Numbers, Facts and Trends Shaping Your World

The U.S. is not widely seen as highly religious

Hands praying over an American flag.
(Getty Images)

A modest share of people around the world see the United States as more religious than other wealthy nations – despite considerable evidence that it is.

How we did this

This Pew Research Center analysis examines how people in 23 surveyed countries view the religiosity of the United States, as well as how the U.S. compares with other wealthy nations in terms of religion.

This analysis draws on nationally representative surveys of 27,285 adults conducted from Feb. 20 to May 22, 2023. All surveys were conducted over the phone with adults in Canada, France, Germany, Greece, Italy, Japan, the Netherlands, South Korea, Spain, Sweden and the United Kingdom. Surveys were conducted face-to-face in Hungary, Poland, India, Indonesia, Israel, Kenya, Nigeria, South Africa, Argentina, Brazil and Mexico. In Australia, we used a mixed-mode probability-based online panel.

Data from the U.S. on the importance of religion in people’s lives – as well as Americans’ rates of affiliation – come from a published analysis based on the Center’s 2021 National Public Opinion Reference Survey (NPORS). The survey was conducted online and by mail among a nationally representative group of respondents recruited using address-based sampling, which ensures that nearly all U.S. adults have a chance of selection. The study was conducted from May 29 to Aug. 25, 2021.

A bar chart showing that, in surveyed countries, people generally don’t see the U.S. as more religious than other wealthy nations.
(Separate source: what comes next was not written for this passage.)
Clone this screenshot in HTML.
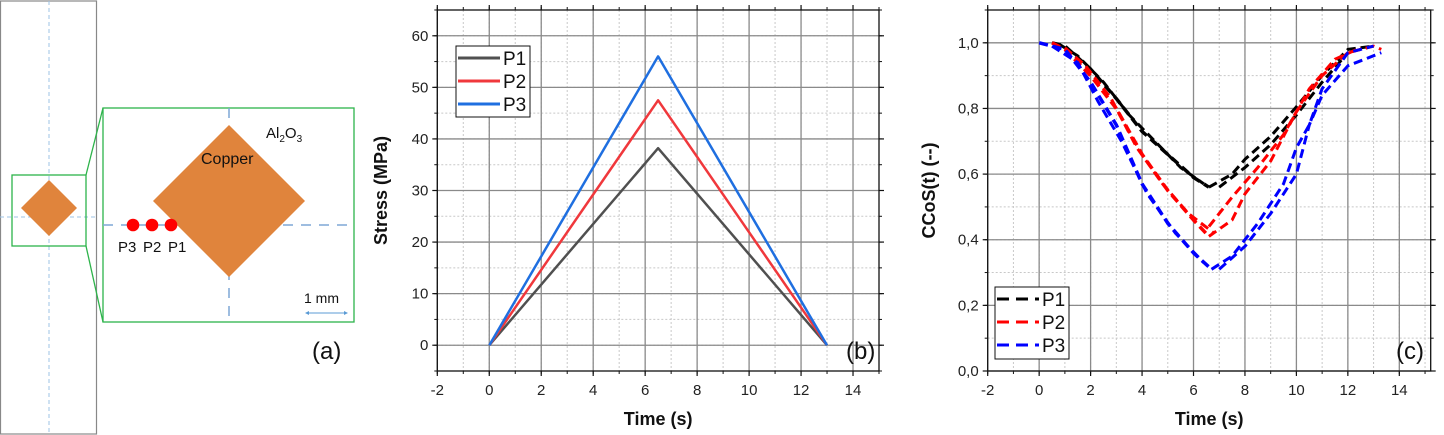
<!DOCTYPE html>
<html><head><meta charset="utf-8">
<style>
html,body{margin:0;padding:0;background:#fff;}
svg{display:block;font-family:"Liberation Sans",Arial,sans-serif;}
</style></head>
<body>
<svg id="s" width="1444" height="435" xmlns="http://www.w3.org/2000/svg">
<rect x="0.5" y="1" width="96" height="433" fill="none" stroke="#888" stroke-width="1.2"/>
<line x1="49" y1="1" x2="49" y2="434" stroke="#9dc3e6" stroke-width="1" stroke-dasharray="4,3"/>
<line x1="0" y1="217" x2="97" y2="217" stroke="#9dc3e6" stroke-width="1" stroke-dasharray="4,3"/>
<polygon points="49,180 77,208 49,236 21,208" fill="#e0843c"/>
<rect x="12" y="175" width="74" height="71" fill="none" stroke="#2db34a" stroke-width="1.3"/>
<line x1="86" y1="175" x2="103" y2="108" stroke="#2db34a" stroke-width="1.3"/>
<line x1="86" y1="246" x2="103" y2="322" stroke="#2db34a" stroke-width="1.3"/>
<rect x="103" y="108" width="251" height="214" fill="#fff" stroke="#2db34a" stroke-width="1.3"/>
<line x1="229" y1="108" x2="229" y2="322" stroke="#7fa7d6" stroke-width="1.5" stroke-dasharray="10,8"/>
<line x1="103" y1="225" x2="354" y2="225" stroke="#7fa7d6" stroke-width="1.5" stroke-dasharray="10,8"/>
<polygon points="229,125 305,201 229,277 153,201" fill="#e0843c"/>
<circle cx="133" cy="225" r="6.3" fill="#f00"/>
<circle cx="152" cy="225" r="6.3" fill="#f00"/>
<circle cx="171" cy="225" r="6.3" fill="#f00"/>
<text x="118" y="252" font-size="15" fill="#111">P3</text>
<text x="143" y="252" font-size="15" fill="#111">P2</text>
<text x="168" y="252" font-size="15" fill="#111">P1</text>
<text x="201" y="164" font-size="16" fill="#111">Copper</text>
<text x="266" y="138" font-size="15" fill="#111">Al<tspan font-size="10" dy="4">2</tspan><tspan dy="-4">O</tspan><tspan font-size="10" dy="4">3</tspan></text>
<text x="304" y="303" font-size="14" fill="#111">1 mm</text>
<line x1="307" y1="313" x2="346" y2="313" stroke="#5b9bd5" stroke-width="1"/>
<polygon points="305,313 309,311 309,315" fill="#5b9bd5"/>
<polygon points="348,313 344,311 344,315" fill="#5b9bd5"/>
<text x="312" y="359" font-size="24" fill="#111">(a)</text>
<g id="b"></g><g id="c"></g>
</svg>
<script>
var NS="http://www.w3.org/2000/svg";
function el(p,t,a,txt){var e=document.createElementNS(NS,t);for(var k in a)e.setAttribute(k,a[k]);if(txt!==undefined)e.textContent=txt;p.appendChild(e);return e;}
function panel(g,o){
 var X=function(v){return o.x0+(v-o.xmin)*(o.x1-o.x0)/(o.xmax-o.xmin);};
 var Y=function(v){return o.y1-(v-o.ymin)*(o.y1-o.y0)/(o.ymax-o.ymin);};
 for(var v=o.xmin;v<=o.xmax+1e-9;v+=o.xminor){var px=X(v);el(g,'line',{x1:px,y1:o.y0,x2:px,y2:o.y1,stroke:'#c8c8c8','stroke-width':1,'stroke-dasharray':'2,2'});}
 for(var v=o.ymin;v<=o.ymax+1e-9;v+=o.yminor){var py=Y(v);el(g,'line',{x1:o.x0,y1:py,x2:o.x1,y2:py,stroke:'#c8c8c8','stroke-width':1,'stroke-dasharray':'2,2'});}
 o.xt.forEach(function(v){var px=X(v);el(g,'line',{x1:px,y1:o.y0,x2:px,y2:o.y1,stroke:'#8a8a8a','stroke-width':1.3});
  el(g,'line',{x1:px,y1:o.y1,x2:px,y2:o.y1+5,stroke:'#111','stroke-width':1.2});el(g,'line',{x1:px,y1:o.y0,x2:px,y2:o.y0-5,stroke:'#111','stroke-width':1.2});
  el(g,'text',{x:px,y:o.y1+24,'font-size':15,'text-anchor':'middle',fill:'#222'},String(v));});
 for(var v=o.xmin;v<=o.xmax+1e-9;v+=o.xminor){var px=X(v);el(g,'line',{x1:px,y1:o.y1,x2:px,y2:o.y1+3,stroke:'#111'});el(g,'line',{x1:px,y1:o.y0,x2:px,y2:o.y0-3,stroke:'#111'});}
 o.yt.forEach(function(v){var py=Y(v);el(g,'line',{x1:o.x0,y1:py,x2:o.x1,y2:py,stroke:'#8a8a8a','stroke-width':1.3});
  el(g,'line',{x1:o.x0-5,y1:py,x2:o.x0,y2:py,stroke:'#111','stroke-width':1.2});el(g,'line',{x1:o.x1,y1:py,x2:o.x1+5,y2:py,stroke:'#111','stroke-width':1.2});
  el(g,'text',{x:o.x0-9,y:py+5,'font-size':15,'text-anchor':'end',fill:'#222'},o.yf(v));});
 for(var v=o.ymin;v<=o.ymax+1e-9;v+=o.yminor){var py=Y(v);el(g,'line',{x1:o.x0-3,y1:py,x2:o.x0,y2:py,stroke:'#111'});el(g,'line',{x1:o.x1,y1:py,x2:o.x1+3,y2:py,stroke:'#111'});}
 el(g,'rect',{x:o.x0,y:o.y0,width:o.x1-o.x0,height:o.y1-o.y0,fill:'none',stroke:'#111','stroke-width':1.3});
 o.series.forEach(function(s){var pts=s.p.map(function(q){return X(q[0]).toFixed(1)+','+Y(q[1]).toFixed(1);}).join(' ');
  var a={points:pts,fill:'none',stroke:s.c,'stroke-width':s.w||2.5,'stroke-linejoin':'round'};if(s.d)a['stroke-dasharray']=s.d;el(g,'polyline',a);});
 var L=o.leg;el(g,'rect',{x:L.x,y:L.y,width:L.w,height:L.h,fill:'#fff',stroke:'#111','stroke-width':1});
 L.items.forEach(function(it,i){var yy=L.y+12+i*23;var a={x1:L.x+2,y1:yy,x2:L.x+44,y2:yy,stroke:it.c,'stroke-width':3};if(it.d)a['stroke-dasharray']=it.d;el(g,'line',a);
  el(g,'text',{x:L.x+47,y:yy+7,'font-size':19,fill:'#111'},it.t);});
 el(g,'text',{x:o.tag[0],y:o.tag[1],'font-size':24,fill:'#111'},o.tagt);
 el(g,'text',{x:(o.x0+o.x1)/2,y:425,'font-size':18,'font-weight':'bold','text-anchor':'middle',fill:'#111'},'Time (s)');
 el(g,'text',{x:0,y:0,'font-size':18,'font-weight':'bold','text-anchor':'middle',fill:'#111',transform:'translate('+o.ylx+','+((o.y0+o.y1)/2)+') rotate(-90)'},o.ylab);
}
var b=document.getElementById('b'),c=document.getElementById('c');
panel(b,{x0:437.3,x1:879,y0:10,y1:371,xmin:-2,xmax:15,ymin:-5,ymax:65,xminor:1,yminor:5,
 xt:[-2,0,2,4,6,8,10,12,14],yt:[0,10,20,30,40,50,60],yf:function(v){return String(v);},
 series:[{c:'#505050',p:[[0,0],[6.5,38.2],[13,0]]},{c:'#f0383c',p:[[0,0],[6.5,47.5],[13,0]]},{c:'#1f6fe0',p:[[0,0],[6.5,56],[13,0]]}],
 leg:{x:456,y:46,w:74,h:71,items:[{c:'#505050',t:'P1'},{c:'#f0383c',t:'P2'},{c:'#1f6fe0',t:'P3'}]},
 tag:[846,359],tagt:'(b)',ylx:387,ylab:'Stress (MPa)'});
var D='9,5';
panel(c,{x0:987.7,x1:1430.7,y0:10,y1:371,xmin:-2,xmax:15.22,ymin:0,ymax:1.1,xminor:1,yminor:0.1,
 xt:[-2,0,2,4,6,8,10,12,14],yt:[0,0.2,0.4,0.6,0.8,1.0],yf:function(v){return v.toFixed(1).replace('.',',');},
 series:[
 {c:'#000',d:D,w:3.5,p:[[0.5,1],[1,0.99],[2,0.92],[3,0.83],[4,0.73],[5,0.66],[6,0.59],[6.6,0.56]]},
 {c:'#000',d:D,w:3,p:[[0.8,0.995],[1.5,0.96],[2.5,0.88],[3.5,0.78],[4.5,0.7],[5.5,0.62],[6.4,0.57]]},
 {c:'#000',d:D,w:3,p:[[6.6,0.56],[7.5,0.6],[8,0.645],[9,0.715],[10,0.805],[11,0.9],[12,0.98],[13,0.99]]},
 {c:'#000',d:D,w:3,p:[[7,0.56],[8,0.62],[9,0.69],[10,0.78],[11,0.88],[12,0.97]]},
 {c:'#f00',d:D,w:3.5,p:[[0.5,1],[1,0.98],[2,0.9],[3,0.8],[4,0.66],[5,0.55],[6,0.46],[6.6,0.41]]},
 {c:'#f00',d:D,w:3,p:[[1,0.985],[1.8,0.93],[2.8,0.83],[3.8,0.68],[4.8,0.57],[5.8,0.48],[6.8,0.42]]},
 {c:'#f00',d:D,w:3,p:[[6.6,0.41],[7.5,0.46],[8,0.54],[9,0.64],[10,0.79],[11,0.9],[12,0.97],[13,0.99],[13.3,0.98]]},
 {c:'#f00',d:D,w:3,p:[[6.6,0.44],[7.5,0.53],[8.5,0.62],[9.5,0.72],[10.5,0.86],[11.5,0.95],[12.5,0.985]]},
 {c:'#00f',d:D,w:3.5,p:[[0,1],[1,0.98],[2,0.88],[3,0.75],[4,0.57],[5,0.45],[6,0.36],[6.7,0.31]]},
 {c:'#00f',d:D,w:3,p:[[0.5,0.99],[1.5,0.94],[2.3,0.82],[3.2,0.7],[4.2,0.54],[5.3,0.42],[6.4,0.33]]},
 {c:'#00f',d:D,w:3,p:[[6.7,0.31],[7.5,0.35],[8.5,0.45],[9.5,0.57],[10,0.68],[10.5,0.75],[11,0.86],[12,0.97],[13,0.99]]},
 {c:'#00f',d:D,w:3,p:[[7,0.31],[8,0.38],[9,0.48],[10,0.6],[10.5,0.75],[11,0.84],[12,0.93],[13.3,0.97]]}],
 leg:{x:995,y:287,w:74,h:72,items:[{c:'#000',t:'P1',d:'12,7'},{c:'#f00',t:'P2',d:'12,7'},{c:'#00f',t:'P3',d:'12,7'}]},
 tag:[1396,359],tagt:'(c)',ylx:935,ylab:'CCoS(t) (--)'});
</script>
</body></html>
A global median of 23% of adults say the U.S. is more religious than other wealthy nations, according to a Pew Research Center survey of 23 countries conducted this spring. Far more adults in these countries say the U.S. is either about as religious as other wealthy nations (a median of 41% say this) or less religious than other wealthy nations (a median of 26% say this).

In many surveyed countries, the most common response is that the U.S. is about as religious as other wealthy nations. More than half of all adults say this in Hungary (59%) and Spain (54%), for example.

In some countries, large shares say the U.S. is less religious than other wealthy nations. Nearly half of adults (48%) say this in Mexico – one of nine surveyed countries in which at least 33% of adults say this.

How the U.S. compares religiously with other wealthy nations

A bar chart that shows, among surveyed high-income nations, Americans are the most likely to say religion is very important in their life.

Perceptions aside, there is evidence from multiple cross-national surveys that the U.S. is considerably more religious than similarly wealthy nations.

Looking at the high-income nations included in the Center’s spring survey, U.S. adults are more likely than many others to say religion is very important in their life. Around four-in-ten Americans (41%) say this – almost twice as many (21%) as the median share for wealthy countries surveyed. (This analysis uses the World Bank’s definition of high-income countries.)

But the U.S. is more similar to its wealthy peers in its shares of religiously affiliated adults. About 70% of U.S. adults say they belong to some religion – compared with a median of 64% in the other high-income countries included in the spring survey.

A 2018 Center analysis also showed that the U.S. stands out among wealthy countries in terms of religious commitment. Out of 102 countries analyzed, the U.S. was the only one with both above-average gross domestic product per capita and above-average frequency of daily prayer.

Still, as is the case in other wealthy countries, religious commitment has been falling in the U.S. in recent decades. Since the 1990s, the share of U.S. adults who identify as atheist, agnostic or “nothing in particular” has risen from about 8% to 29%. And Pew Research Center projections suggest that the religiously unaffiliated may outnumber Christians in the U.S. the coming decades.